About Me

After a career of over 40 years as an academic psychologist, I started a new career as a public historian of Chinese American history that led to five Yin & Yang Press books and over 100 book talks about the lives of early Chinese immigrants and their families operating laundries, restaurants, and grocery stores. This blog contains more research of interest to supplement my books.

7/17/16

Interracial Marriages of Chinese Men to White Women: II

 The majority of Chinese laborers who came to the U. S. in the late 19th and early 20th century were bachelors, or if married, left the wives in China.  There were very few Chinese women in the U. S. especially after the Page Act of 1875 restricting entry of Chinese women other than those smuggled in by Chinatown tongs and forced into being sex slaves.  Under these circumstances, only a small number of Chinese men married, and among the few who did, most married white women.  A previous post described several instances of marriages between Chinese men and white women in the late 19th and early 20th century and the reactions, often negative, of the mothers of the white women and of the American public. These reactions varied in different regions of the country.
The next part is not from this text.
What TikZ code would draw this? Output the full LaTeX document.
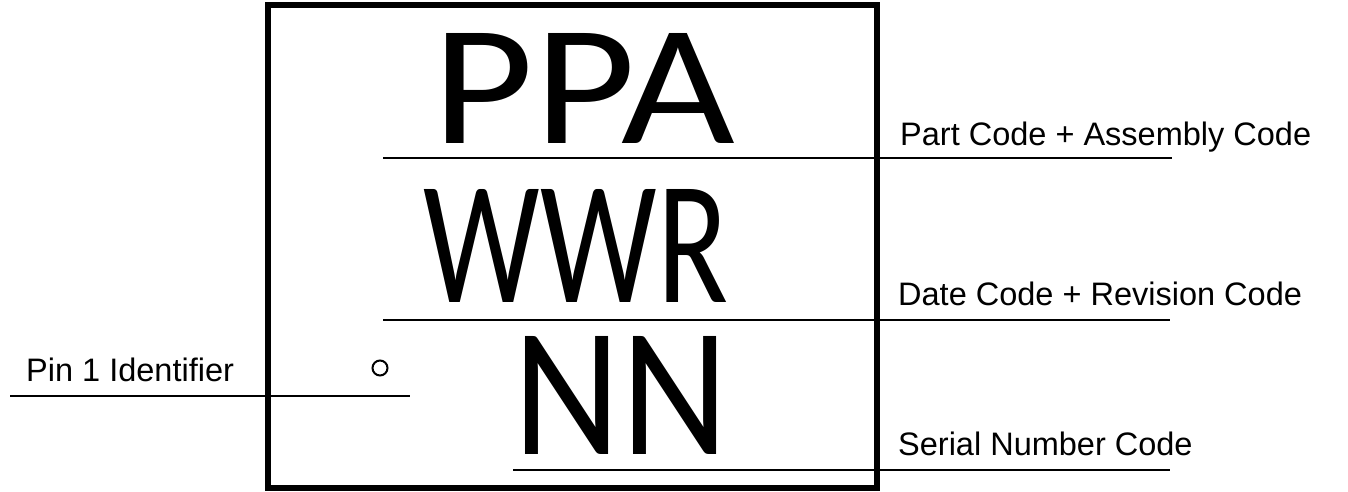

While such marriages in the West or South met strong disapproval, in New York City and parts of New England, they faced less criticism.  A look at two mixed race marriages below illustrates how different the reactions could be.

Example of Wong Suey and Sarah Burke (1883)

In 1883 Wong Suey, a Chinese laundryman in Santa Cruz, California and an adolescent white girl, Sarah Burke, who worked as a domestic in a hotel. They wanted to marry but local opposition was so strong, they decided to seek a marriage license in San Francisco. Arriving in San Francisco Chinatown they rented a room in a brothel for the night intending to get married the next day.  Police, however,  discovered Sarah and Wong there and arrested them. Wong was charged with a felony in having lodged a girl under age in a house of ill-fame, while Sarah was booked for residing in a house of prostitution. San Francisco newspapers covered the case extensively for several days.  

The San Francisco newspaper reporter wrote: 
"Sarah is an orphan without any competent advisers or guardians, .... there was opposition of the people of Santa Cruz to the union of a Chinese with a Caucasian. ...The girl claims to be 20 years of age, though the police discredit the statement. In appearance she is rather pretty, her large black eyes strangely illuminating her somewhat expressionless face. Her figure shows more plainly than her words why she is unable to take care of herself, being with child some five months....Wong Suey has strong Caucasian features, and is by no means a poor specimen of his race. 

A few days later, Sarah Burke had to appear before before the Commissioners of Insanity. She had been arraigned on the complaint of her father, Winifred Burke, who deemed the fact of her infatuation for a repulsive Chinese sufficient grounds for believing that she had lost her reason. The Commissioners weighed the evidence and concluded that while she was evidently suffering from a moral eclipse,  her mental trouble did not, in their opinion, come within the meaning of the law. A report to that effect was made to Judge Finn, who had been asked to conduct this examination, and thereupon she was discharged. 

The young couple still faced the problem that the law forbade marriages between Caucasians and Mongolians, and they were advised to execute a civil marriage contract in writing.

Example of Yung Wing and Mary Kellogg (1875)

Yung Wing was a highly educated man and was the first Chinese graduate of Yale University.  He later headed the Chinese Educational Mission, an experimental project to bring 30 young Chinese boys to study in New England in hopes that they could return to China and bring Western ideas to help China enter the modern world.
in the spring of 1875 Yung Wing married a white woman, Mary Kellogg, who came from a well-to-do family in Connecticut. Their marriage was well-accepted and even lauded by many. The account of the nuptials that appeared in newspapers across the country read much the same as it would have been for marriages involving white couples, complete with a description of the attire of the bride and groom, who attended, who officiated, and what foods were served, and honeymoon plans.



Although these two mixed race marriages took place within a few years of each other, they met with completely opposite reactions. Yung Wing was well respected and Mary Kellogg came from a prominent Connecticut family.  On the other hand, Wong Suey was only a laundryman and Sarah Burke was an adolescent girl of humble origin. During this era, the Yung Wing marriage to Mary Kellogg was the exception rather than the rule.